-- START OF Recorded information --

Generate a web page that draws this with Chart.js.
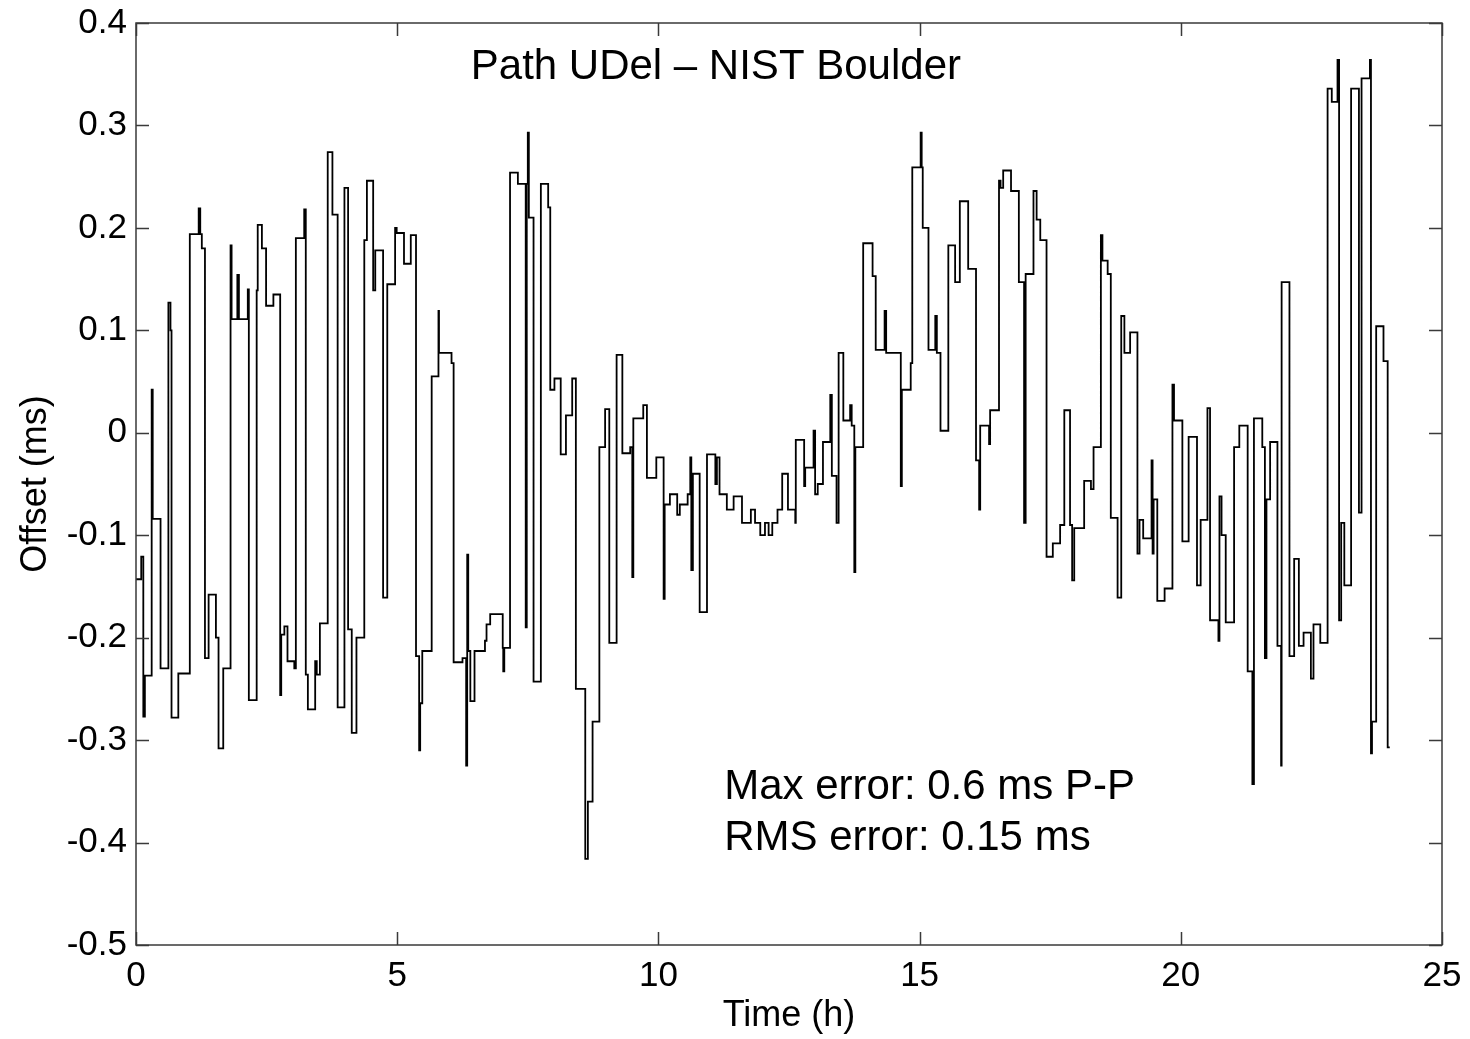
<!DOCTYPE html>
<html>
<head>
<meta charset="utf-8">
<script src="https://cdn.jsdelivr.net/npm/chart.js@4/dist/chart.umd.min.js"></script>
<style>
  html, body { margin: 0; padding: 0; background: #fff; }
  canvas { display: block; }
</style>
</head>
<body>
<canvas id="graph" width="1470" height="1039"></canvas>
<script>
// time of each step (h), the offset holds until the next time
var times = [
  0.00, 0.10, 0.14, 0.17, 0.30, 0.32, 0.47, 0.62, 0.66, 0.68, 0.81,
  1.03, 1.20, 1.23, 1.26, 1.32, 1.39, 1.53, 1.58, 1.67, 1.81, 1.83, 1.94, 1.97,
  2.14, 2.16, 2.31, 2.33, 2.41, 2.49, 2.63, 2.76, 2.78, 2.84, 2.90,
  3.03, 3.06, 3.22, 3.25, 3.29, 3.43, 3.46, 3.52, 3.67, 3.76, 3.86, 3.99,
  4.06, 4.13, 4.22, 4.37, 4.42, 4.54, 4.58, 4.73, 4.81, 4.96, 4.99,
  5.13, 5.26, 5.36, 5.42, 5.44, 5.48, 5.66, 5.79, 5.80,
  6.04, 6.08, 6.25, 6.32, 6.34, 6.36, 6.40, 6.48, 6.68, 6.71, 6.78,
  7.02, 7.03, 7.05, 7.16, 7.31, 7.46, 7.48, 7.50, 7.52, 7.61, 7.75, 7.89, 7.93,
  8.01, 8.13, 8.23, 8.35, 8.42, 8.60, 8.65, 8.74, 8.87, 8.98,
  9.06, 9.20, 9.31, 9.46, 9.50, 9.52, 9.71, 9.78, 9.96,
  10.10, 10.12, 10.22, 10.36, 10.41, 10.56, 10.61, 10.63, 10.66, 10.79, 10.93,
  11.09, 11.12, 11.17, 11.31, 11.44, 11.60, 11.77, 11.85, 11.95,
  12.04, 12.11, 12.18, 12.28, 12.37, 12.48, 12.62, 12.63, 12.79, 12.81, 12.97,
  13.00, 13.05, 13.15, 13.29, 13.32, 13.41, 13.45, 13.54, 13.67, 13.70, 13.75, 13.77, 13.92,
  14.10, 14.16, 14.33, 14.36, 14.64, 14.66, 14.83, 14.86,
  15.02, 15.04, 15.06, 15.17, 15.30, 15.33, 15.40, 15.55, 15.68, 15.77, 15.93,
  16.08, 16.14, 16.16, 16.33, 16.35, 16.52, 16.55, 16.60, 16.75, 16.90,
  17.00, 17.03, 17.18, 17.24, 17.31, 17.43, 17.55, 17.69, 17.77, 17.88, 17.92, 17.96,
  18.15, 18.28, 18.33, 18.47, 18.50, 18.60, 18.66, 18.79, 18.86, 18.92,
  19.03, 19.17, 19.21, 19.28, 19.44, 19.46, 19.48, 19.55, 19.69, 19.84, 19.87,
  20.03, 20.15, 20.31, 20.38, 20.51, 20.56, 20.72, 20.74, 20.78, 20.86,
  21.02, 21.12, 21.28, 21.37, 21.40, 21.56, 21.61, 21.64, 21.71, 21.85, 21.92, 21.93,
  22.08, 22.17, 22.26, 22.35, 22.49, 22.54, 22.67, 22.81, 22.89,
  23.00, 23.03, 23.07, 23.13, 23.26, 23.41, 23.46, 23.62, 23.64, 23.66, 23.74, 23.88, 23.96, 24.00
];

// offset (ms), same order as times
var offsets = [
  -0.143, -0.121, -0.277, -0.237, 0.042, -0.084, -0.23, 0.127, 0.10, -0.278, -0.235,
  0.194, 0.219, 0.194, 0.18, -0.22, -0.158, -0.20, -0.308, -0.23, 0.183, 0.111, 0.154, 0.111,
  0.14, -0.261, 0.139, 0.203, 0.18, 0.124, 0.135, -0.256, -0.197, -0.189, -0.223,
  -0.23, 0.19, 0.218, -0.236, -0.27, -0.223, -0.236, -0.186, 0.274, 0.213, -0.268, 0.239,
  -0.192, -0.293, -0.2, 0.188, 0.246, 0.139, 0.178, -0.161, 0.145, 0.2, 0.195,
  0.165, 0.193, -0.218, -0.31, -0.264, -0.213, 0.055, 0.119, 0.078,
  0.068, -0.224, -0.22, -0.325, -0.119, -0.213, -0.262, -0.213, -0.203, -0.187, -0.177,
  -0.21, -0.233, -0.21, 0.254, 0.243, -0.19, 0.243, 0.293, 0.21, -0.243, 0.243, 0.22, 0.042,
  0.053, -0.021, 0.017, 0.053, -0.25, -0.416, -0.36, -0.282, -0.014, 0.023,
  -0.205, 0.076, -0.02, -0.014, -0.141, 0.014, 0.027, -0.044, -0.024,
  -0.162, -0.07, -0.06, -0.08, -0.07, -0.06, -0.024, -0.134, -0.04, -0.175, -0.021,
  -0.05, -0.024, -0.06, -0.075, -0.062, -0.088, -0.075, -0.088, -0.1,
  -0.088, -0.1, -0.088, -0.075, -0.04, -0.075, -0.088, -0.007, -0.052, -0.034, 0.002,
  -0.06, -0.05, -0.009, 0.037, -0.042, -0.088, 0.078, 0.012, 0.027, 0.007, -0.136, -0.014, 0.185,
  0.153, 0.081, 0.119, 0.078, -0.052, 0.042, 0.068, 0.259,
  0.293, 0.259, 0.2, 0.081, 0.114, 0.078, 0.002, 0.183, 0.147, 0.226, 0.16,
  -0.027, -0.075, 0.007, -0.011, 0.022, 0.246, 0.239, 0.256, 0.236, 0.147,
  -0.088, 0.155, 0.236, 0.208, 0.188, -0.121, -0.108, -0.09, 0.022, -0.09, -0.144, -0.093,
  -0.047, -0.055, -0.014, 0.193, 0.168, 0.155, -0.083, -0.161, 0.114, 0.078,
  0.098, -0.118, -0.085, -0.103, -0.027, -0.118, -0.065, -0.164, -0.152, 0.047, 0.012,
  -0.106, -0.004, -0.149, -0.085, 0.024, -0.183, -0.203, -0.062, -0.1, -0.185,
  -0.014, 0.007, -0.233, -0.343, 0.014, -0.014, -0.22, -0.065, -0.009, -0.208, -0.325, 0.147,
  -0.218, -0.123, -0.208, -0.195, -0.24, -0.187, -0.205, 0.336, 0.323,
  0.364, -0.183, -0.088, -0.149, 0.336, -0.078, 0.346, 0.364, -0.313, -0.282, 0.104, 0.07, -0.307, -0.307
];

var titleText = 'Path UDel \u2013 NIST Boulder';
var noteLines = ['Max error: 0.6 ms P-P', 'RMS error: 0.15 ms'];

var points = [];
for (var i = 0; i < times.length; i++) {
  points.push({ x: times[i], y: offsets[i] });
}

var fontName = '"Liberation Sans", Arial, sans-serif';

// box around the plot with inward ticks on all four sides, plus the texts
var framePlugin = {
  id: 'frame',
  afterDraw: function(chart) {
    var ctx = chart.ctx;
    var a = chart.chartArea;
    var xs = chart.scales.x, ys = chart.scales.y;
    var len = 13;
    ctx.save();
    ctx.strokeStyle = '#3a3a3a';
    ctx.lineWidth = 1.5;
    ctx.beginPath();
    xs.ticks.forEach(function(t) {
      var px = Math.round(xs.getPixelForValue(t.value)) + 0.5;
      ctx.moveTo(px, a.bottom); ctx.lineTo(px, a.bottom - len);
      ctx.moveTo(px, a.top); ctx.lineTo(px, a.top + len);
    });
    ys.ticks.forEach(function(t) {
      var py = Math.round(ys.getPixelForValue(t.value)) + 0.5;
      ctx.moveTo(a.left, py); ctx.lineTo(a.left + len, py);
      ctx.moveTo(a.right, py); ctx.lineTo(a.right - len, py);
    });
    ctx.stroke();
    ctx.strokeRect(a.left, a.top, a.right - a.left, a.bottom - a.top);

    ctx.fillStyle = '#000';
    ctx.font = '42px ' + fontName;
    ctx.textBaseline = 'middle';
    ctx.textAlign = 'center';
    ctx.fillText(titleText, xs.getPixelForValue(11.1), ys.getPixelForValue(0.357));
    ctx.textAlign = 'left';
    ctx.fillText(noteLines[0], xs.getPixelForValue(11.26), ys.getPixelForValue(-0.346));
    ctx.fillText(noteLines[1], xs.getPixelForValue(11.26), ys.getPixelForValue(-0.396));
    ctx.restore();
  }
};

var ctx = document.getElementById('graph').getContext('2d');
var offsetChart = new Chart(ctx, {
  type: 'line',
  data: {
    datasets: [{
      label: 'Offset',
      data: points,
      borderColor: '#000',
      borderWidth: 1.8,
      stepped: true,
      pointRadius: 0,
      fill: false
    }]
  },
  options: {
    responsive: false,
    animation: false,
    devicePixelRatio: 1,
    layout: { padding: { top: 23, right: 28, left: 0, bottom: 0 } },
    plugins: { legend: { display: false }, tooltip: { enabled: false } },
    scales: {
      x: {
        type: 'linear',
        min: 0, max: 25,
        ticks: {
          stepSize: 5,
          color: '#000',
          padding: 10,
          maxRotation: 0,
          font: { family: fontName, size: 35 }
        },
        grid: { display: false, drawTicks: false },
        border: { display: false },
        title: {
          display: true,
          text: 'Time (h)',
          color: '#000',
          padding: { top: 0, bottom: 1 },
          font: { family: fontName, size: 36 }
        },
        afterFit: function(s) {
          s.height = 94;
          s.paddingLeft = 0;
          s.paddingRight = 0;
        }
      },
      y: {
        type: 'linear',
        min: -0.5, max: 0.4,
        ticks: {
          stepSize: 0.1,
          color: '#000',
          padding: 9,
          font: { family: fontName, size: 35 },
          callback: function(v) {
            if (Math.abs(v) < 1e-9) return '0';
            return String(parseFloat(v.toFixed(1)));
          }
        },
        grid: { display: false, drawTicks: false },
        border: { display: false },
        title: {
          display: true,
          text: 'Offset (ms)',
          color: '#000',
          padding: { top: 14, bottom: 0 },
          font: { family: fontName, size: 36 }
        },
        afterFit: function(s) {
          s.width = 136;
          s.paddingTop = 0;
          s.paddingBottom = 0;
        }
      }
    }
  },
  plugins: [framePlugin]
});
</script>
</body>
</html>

-- END OF Recorded information --

_Written instruction:_
Among the lines of the data above, count those holding "with" and state only the number.

_Response for this exercise:_
2